Me embarga una emoción penetrante, mis oídos han sido emancipados con esas palabras, la fuente fue directa. Lo sigo escuchando hablar, sobre sus novelas, del por qué no pueden ser traducidas del todo exitosamente a otros idiomas. Escucho aún el legado, escucho el origen de ese legado y la intención detrás de él, me conmueve e incluso me incluyo fantasiosamente en eso sintiendo gratitud, como si el legado fuera solo para mi. Lo es, en ese momento lo es.

Le pregunto si existe alguna novela a la que le tenga un especial afecto o un especial cariño; lo niega. Todas me entretuvieron en su momento, todas me son iguales, todas las valoro por igual.
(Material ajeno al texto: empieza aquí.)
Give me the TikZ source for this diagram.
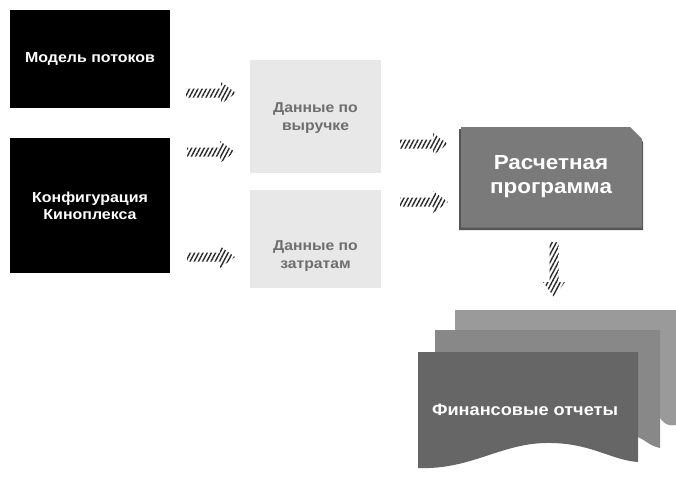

Escribo para molestar, también.

Hago alusión a que en varios de sus libros mientras pasas la vista sobre el papel y la tinta y tus ojos van descifrando las frases, los párrafos te vas deleitando con una especie de sonoridad impecable, deliciosa. ¡Ah sí! Se llama sonoridad verbal, la sonoridad verbal es imprescindible, las frases tienen que tener sonoridad; hablé de eso en el Logoi, en mi tratado de lenguaje literario.

¿Hay cosas de su vida personal en sus libros?

Sonríe, levanta las cejas y apunta las palmas de las manos hacia el cielo…

[Hasta aquí quiero compartir, lo demás lo guardo para mí, el egoísmo y la astucia de quien guarda un tesoro para sí. Travesura.]

Lo demás es mío, no tiene por qué interesarles. Planteé aquí algunas cuestiones que podrían resultar interesantes para cualquiera, me alegra reproducir en papel este encuentro, para invocarlo después, aunque en estos fragmentos. Que la fantasía no se extienda en mi memoria, ojalá fuera posible y que siempre conserve este recuerdo.
​
Ha sido como respirar el más puro de los aires, el aire de la bienaventuranza intelectual.